> **INSTRUCTIONS FOR THE TASK**: Transcribe all of the material below word for word and leave out its pictures.

> **RECORDED DATA**:
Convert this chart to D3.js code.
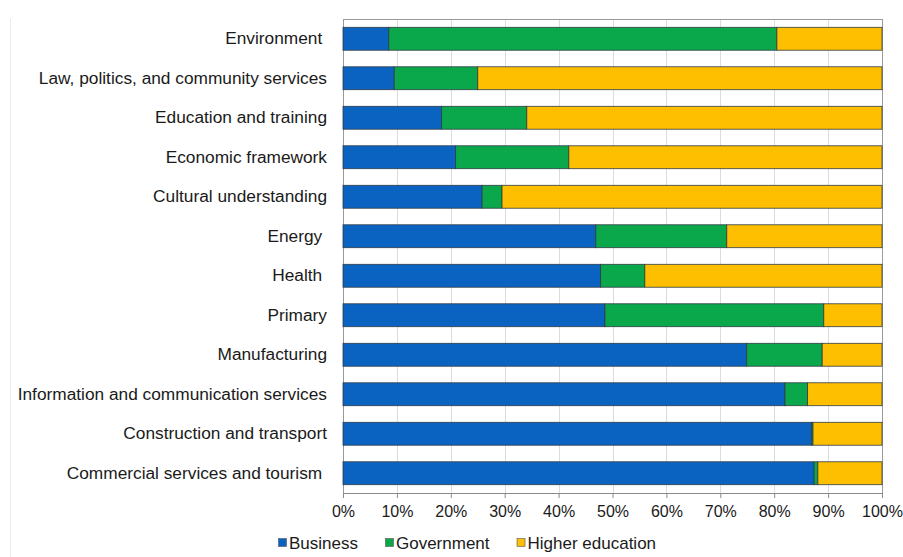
<!DOCTYPE html>
<html>
<head>
<meta charset="utf-8">
<script src="https://cdn.jsdelivr.net/npm/d3@7"></script>
<style>
  html, body { margin: 0; padding: 0; background: #fff; }
  svg { display: block; }
  text { font-family: "Liberation Sans", Arial, sans-serif; fill: #1a1a1a; }
</style>
</head>
<body>
<svg id="chart" width="903" height="557"></svg>
<script>
// Sectors, top to bottom (trailing spaces kept as in the labels)
const categories = [
  "Environment ",
  "Law, politics, and community services",
  "Education and training",
  "Economic framework",
  "Cultural understanding",
  "Energy ",
  "Health ",
  "Primary",
  "Manufacturing",
  "Information and communication services",
  "Construction and transport",
  "Commercial services and tourism "
];

// Share of R&D expenditure by sector of performance (%)
const business        = [8.5, 9.5, 18.3, 20.9, 25.8, 46.9, 47.8, 48.6, 74.9, 82.0, 86.9, 87.4];
const government      = [72.0, 15.5, 15.8, 21.0, 3.7, 24.3, 8.2, 40.6, 14.0, 4.2, 0.3, 0.7];
const higherEducation = [19.5, 75.0, 65.9, 58.1, 70.5, 28.8, 44.0, 10.8, 11.1, 13.8, 12.8, 11.9];

const seriesNames = ["Business", "Government", "Higher education"];
const seriesColors = ["#0b63c1", "#0ba84b", "#fdbf00"];
const tickValues = [0, 0.1, 0.2, 0.3, 0.4, 0.5, 0.6, 0.7, 0.8, 0.9, 1.0];

const svg = d3.select("#chart");
const margin = { left: 343, right: 21, top: 19, bottom: 64 };
const W = 903, H = 557;
const iw = W - margin.left - margin.right;
const ih = H - margin.top - margin.bottom;

const rows = categories.map((c, i) => ({
  cat: c, Business: business[i], Government: government[i], "Higher education": higherEducation[i]
}));

const stack = d3.stack().keys(seriesNames).offset(d3.stackOffsetExpand);
const layers = stack(rows);

const x = d3.scaleLinear().domain([0, 1]).range([0, iw]);
const y = d3.scaleBand().domain(categories).range([0, ih]).paddingInner(0.42).paddingOuter(0.21);
const color = d3.scaleOrdinal().domain(seriesNames).range(seriesColors);

// faint page edge on the left
svg.append("line")
  .attr("x1", 10.5).attr("x2", 10.5).attr("y1", 18).attr("y2", H)
  .attr("stroke", "#ececec").attr("stroke-width", 1);

const g = svg.append("g").attr("transform", `translate(${margin.left},${margin.top})`);

// vertical gridlines
g.append("g").selectAll("line").data(tickValues.slice(1, -1)).join("line")
  .attr("x1", d => Math.round(x(d)) + 0.5).attr("x2", d => Math.round(x(d)) + 0.5)
  .attr("y1", 0).attr("y2", ih)
  .attr("stroke", "#dcdcdc").attr("stroke-width", 1);

// plot frame
g.append("rect")
  .attr("x", 0.5).attr("y", 0.5).attr("width", iw).attr("height", ih)
  .attr("fill", "none").attr("stroke", "#9a9a9a").attr("stroke-width", 1);

// stacked bars
g.append("g").selectAll("g").data(layers).join("g")
  .attr("fill", d => color(d.key))
  .selectAll("rect").data(d => d).join("rect")
  .attr("x", d => x(d[0]))
  .attr("y", d => y(d.data.cat))
  .attr("width", d => Math.max(0, x(d[1]) - x(d[0])))
  .attr("height", y.bandwidth())
  .attr("stroke", "#2f3b45").attr("stroke-width", 0.8);

// x axis
const xAxis = d3.axisBottom(x).tickValues(tickValues).tickFormat(d3.format(".0%")).tickSize(5).tickPadding(8);
const ax = g.append("g").attr("transform", `translate(0,${ih})`).call(xAxis);
ax.select(".domain").attr("stroke", "#8a8a8a");
ax.selectAll(".tick line").attr("stroke", "#8a8a8a");
ax.selectAll(".tick text").attr("font-size", 16).attr("fill", "#222")
  .style("font-family", "'Liberation Sans', Arial, sans-serif");

// category labels
const yAxis = d3.axisLeft(y).tickSize(0).tickPadding(16);
const ay = g.append("g").call(yAxis);
ay.select(".domain").remove();
ay.selectAll(".tick text").attr("font-size", 17.3).attr("fill", "#1e1e1e")
  .style("white-space", "pre")
  .style("font-family", "'Liberation Sans', Arial, sans-serif");

// legend
const legend = svg.append("g").attr("transform", "translate(278,543)");
let lx = 0;
seriesNames.forEach(name => {
  const item = legend.append("g").attr("transform", `translate(${lx},0)`);
  item.append("rect").attr("x", 0.5).attr("y", -4.5).attr("width", 8).attr("height", 8)
    .attr("fill", color(name)).attr("stroke", "#555").attr("stroke-width", 0.6);
  const t = item.append("text").attr("x", 11).attr("y", 6).attr("font-size", 17).text(name);
  lx += 11 + t.node().getComputedTextLength() + 27;
});
</script>
</body>
</html>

> **CORRECT OUTPUT**:
Convert this chart to D3.js code.
<!DOCTYPE html>
<html>
<head>
<meta charset="utf-8">
<script src="https://cdn.jsdelivr.net/npm/d3@7"></script>
<style>
  html, body { margin: 0; padding: 0; background: #fff; }
  svg { display: block; }
  text { font-family: "Liberation Sans", Arial, sans-serif; fill: #1a1a1a; }
</style>
</head>
<body>
<svg id="chart" width="903" height="557"></svg>
<script>
// Sectors, top to bottom (trailing spaces kept as in the labels)
const categories = [
  "Environment ",
  "Law, politics, and community services",
  "Education and training",
  "Economic framework",
  "Cultural understanding",
  "Energy ",
  "Health ",
  "Primary",
  "Manufacturing",
  "Information and communication services",
  "Construction and transport",
  "Commercial services and tourism "
];

// Share of R&D expenditure by sector of performance (%)
const business        = [8.5, 9.5, 18.3, 20.9, 25.8, 46.9, 47.8, 48.6, 74.9, 82.0, 86.9, 87.4];
const government      = [72.0, 15.5, 15.8, 21.0, 3.7, 24.3, 8.2, 40.6, 14.0, 4.2, 0.3, 0.7];
const higherEducation = [19.5, 75.0, 65.9, 58.1, 70.5, 28.8, 44.0, 10.8, 11.1, 13.8, 12.8, 11.9];

const seriesNames = ["Business", "Government", "Higher education"];
const seriesColors = ["#0b63c1", "#0ba84b", "#fdbf00"];
const tickValues = [0, 0.1, 0.2, 0.3, 0.4, 0.5, 0.6, 0.7, 0.8, 0.9, 1.0];

const svg = d3.select("#chart");
const margin = { left: 343, right: 21, top: 19, bottom: 64 };
const W = 903, H = 557;
const iw = W - margin.left - margin.right;
const ih = H - margin.top - margin.bottom;

const rows = categories.map((c, i) => ({
  cat: c, Business: business[i], Government: government[i], "Higher education": higherEducation[i]
}));

const stack = d3.stack().keys(seriesNames).offset(d3.stackOffsetExpand);
const layers = stack(rows);

const x = d3.scaleLinear().domain([0, 1]).range([0, iw]);
const y = d3.scaleBand().domain(categories).range([0, ih]).paddingInner(0.42).paddingOuter(0.21);
const color = d3.scaleOrdinal().domain(seriesNames).range(seriesColors);

// faint page edge on the left
svg.append("line")
  .attr("x1", 10.5).attr("x2", 10.5).attr("y1", 18).attr("y2", H)
  .attr("stroke", "#ececec").attr("stroke-width", 1);

const g = svg.append("g").attr("transform", `translate(${margin.left},${margin.top})`);

// vertical gridlines
g.append("g").selectAll("line").data(tickValues.slice(1, -1)).join("line")
  .attr("x1", d => Math.round(x(d)) + 0.5).attr("x2", d => Math.round(x(d)) + 0.5)
  .attr("y1", 0).attr("y2", ih)
  .attr("stroke", "#dcdcdc").attr("stroke-width", 1);

// plot frame
g.append("rect")
  .attr("x", 0.5).attr("y", 0.5).attr("width", iw).attr("height", ih)
  .attr("fill", "none").attr("stroke", "#9a9a9a").attr("stroke-width", 1);

// stacked bars
g.append("g").selectAll("g").data(layers).join("g")
  .attr("fill", d => color(d.key))
  .selectAll("rect").data(d => d).join("rect")
  .attr("x", d => x(d[0]))
  .attr("y", d => y(d.data.cat))
  .attr("width", d => Math.max(0, x(d[1]) - x(d[0])))
  .attr("height", y.bandwidth())
  .attr("stroke", "#2f3b45").attr("stroke-width", 0.8);

// x axis
const xAxis = d3.axisBottom(x).tickValues(tickValues).tickFormat(d3.format(".0%")).tickSize(5).tickPadding(8);
const ax = g.append("g").attr("transform", `translate(0,${ih})`).call(xAxis);
ax.select(".domain").attr("stroke", "#8a8a8a");
ax.selectAll(".tick line").attr("stroke", "#8a8a8a");
ax.selectAll(".tick text").attr("font-size", 16).attr("fill", "#222")
  .style("font-family", "'Liberation Sans', Arial, sans-serif");

// category labels
const yAxis = d3.axisLeft(y).tickSize(0).tickPadding(16);
const ay = g.append("g").call(yAxis);
ay.select(".domain").remove();
ay.selectAll(".tick text").attr("font-size", 17.3).attr("fill", "#1e1e1e")
  .style("white-space", "pre")
  .style("font-family", "'Liberation Sans', Arial, sans-serif");

// legend
const legend = svg.append("g").attr("transform", "translate(278,543)");
let lx = 0;
seriesNames.forEach(name => {
  const item = legend.append("g").attr("transform", `translate(${lx},0)`);
  item.append("rect").attr("x", 0.5).attr("y", -4.5).attr("width", 8).attr("height", 8)
    .attr("fill", color(name)).attr("stroke", "#555").attr("stroke-width", 0.6);
  const t = item.append("text").attr("x", 11).attr("y", 6).attr("font-size", 17).text(name);
  lx += 11 + t.node().getComputedTextLength() + 27;
});
</script>
</body>
</html>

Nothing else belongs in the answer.